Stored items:
* * * *

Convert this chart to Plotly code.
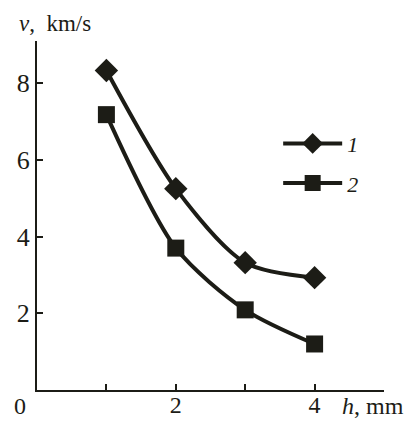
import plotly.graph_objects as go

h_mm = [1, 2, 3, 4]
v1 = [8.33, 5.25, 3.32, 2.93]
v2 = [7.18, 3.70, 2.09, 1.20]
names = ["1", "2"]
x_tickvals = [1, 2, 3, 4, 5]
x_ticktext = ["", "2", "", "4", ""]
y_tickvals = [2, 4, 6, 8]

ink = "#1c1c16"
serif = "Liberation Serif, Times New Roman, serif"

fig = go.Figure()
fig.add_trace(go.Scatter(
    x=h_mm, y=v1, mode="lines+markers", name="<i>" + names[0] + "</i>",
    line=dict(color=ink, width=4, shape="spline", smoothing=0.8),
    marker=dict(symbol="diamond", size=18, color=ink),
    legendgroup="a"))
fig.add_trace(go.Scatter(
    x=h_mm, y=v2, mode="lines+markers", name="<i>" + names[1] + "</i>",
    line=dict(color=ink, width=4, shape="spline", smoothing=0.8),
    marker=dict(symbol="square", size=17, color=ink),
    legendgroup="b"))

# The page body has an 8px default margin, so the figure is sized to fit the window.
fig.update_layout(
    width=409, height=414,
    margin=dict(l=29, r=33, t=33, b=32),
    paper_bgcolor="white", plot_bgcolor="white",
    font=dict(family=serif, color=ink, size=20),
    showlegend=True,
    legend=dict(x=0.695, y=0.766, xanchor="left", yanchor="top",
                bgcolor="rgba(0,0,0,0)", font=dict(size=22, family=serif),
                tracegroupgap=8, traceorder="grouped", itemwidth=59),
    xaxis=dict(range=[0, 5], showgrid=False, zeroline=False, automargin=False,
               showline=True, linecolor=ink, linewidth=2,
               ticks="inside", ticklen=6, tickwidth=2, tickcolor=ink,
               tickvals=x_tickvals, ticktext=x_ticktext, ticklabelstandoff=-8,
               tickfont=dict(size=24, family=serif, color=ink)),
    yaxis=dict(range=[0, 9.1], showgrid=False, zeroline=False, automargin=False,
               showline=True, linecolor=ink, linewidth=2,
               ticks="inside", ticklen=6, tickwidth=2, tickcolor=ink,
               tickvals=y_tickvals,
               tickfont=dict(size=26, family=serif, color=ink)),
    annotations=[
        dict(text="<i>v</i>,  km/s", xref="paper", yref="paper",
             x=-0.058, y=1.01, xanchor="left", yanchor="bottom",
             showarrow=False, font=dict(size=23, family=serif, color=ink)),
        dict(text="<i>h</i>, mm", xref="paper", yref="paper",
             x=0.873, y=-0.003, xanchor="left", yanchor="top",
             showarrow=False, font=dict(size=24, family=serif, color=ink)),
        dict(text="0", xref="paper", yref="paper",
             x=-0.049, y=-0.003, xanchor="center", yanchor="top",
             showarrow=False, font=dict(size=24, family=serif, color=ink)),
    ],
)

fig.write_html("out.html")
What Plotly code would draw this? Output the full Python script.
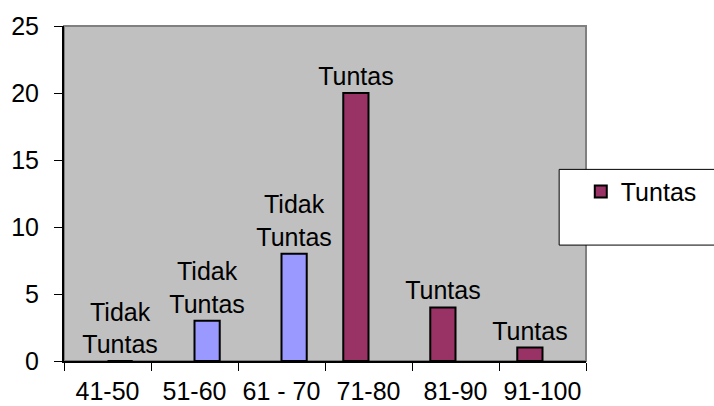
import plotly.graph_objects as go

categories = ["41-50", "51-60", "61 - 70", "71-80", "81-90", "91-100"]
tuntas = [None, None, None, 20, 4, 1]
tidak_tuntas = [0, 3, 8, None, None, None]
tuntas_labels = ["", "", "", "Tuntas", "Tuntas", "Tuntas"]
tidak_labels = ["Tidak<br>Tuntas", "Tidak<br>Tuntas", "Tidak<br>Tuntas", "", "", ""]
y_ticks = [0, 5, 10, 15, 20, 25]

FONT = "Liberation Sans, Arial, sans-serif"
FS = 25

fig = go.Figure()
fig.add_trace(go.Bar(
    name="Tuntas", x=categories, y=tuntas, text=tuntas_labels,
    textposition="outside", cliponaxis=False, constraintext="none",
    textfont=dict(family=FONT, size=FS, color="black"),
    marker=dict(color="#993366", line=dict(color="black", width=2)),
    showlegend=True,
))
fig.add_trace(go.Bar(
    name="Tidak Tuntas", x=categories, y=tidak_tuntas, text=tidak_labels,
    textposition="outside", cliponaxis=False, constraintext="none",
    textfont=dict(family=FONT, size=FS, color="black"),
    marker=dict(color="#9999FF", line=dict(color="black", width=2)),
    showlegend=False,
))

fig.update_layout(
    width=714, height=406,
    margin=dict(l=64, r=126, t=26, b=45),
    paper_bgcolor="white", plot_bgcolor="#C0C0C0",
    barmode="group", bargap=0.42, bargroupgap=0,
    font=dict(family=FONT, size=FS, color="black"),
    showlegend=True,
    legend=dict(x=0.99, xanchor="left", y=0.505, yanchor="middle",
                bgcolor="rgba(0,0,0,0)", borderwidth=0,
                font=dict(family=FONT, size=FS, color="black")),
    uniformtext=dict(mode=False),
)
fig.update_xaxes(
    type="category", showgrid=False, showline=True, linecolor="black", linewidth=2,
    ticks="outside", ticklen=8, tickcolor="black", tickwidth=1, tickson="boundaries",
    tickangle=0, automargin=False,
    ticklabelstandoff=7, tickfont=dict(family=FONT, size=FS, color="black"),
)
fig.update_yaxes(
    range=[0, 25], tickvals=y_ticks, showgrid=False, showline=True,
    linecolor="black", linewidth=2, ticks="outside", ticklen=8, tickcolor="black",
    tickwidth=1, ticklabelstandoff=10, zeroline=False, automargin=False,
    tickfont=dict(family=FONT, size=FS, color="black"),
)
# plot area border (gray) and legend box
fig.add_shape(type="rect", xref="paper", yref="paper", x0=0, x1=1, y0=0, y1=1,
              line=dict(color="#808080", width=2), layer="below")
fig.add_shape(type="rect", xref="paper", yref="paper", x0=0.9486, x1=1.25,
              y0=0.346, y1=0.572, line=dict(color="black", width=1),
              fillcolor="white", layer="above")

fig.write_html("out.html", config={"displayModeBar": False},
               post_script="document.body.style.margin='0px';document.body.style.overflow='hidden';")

* * * *

- Exercise goal: Your task is to reproduce the entries above word for word, from the first line through the line with "Serif, Times New", and please leave out any pictures.

- Exercise solution:
Convert this chart to Plotly code.
import plotly.graph_objects as go

h_mm = [1, 2, 3, 4]
v1 = [8.33, 5.25, 3.32, 2.93]
v2 = [7.18, 3.70, 2.09, 1.20]
names = ["1", "2"]
x_tickvals = [1, 2, 3, 4, 5]
x_ticktext = ["", "2", "", "4", ""]
y_tickvals = [2, 4, 6, 8]

ink = "#1c1c16"
serif = "Liberation Serif, Times New Roman, serif"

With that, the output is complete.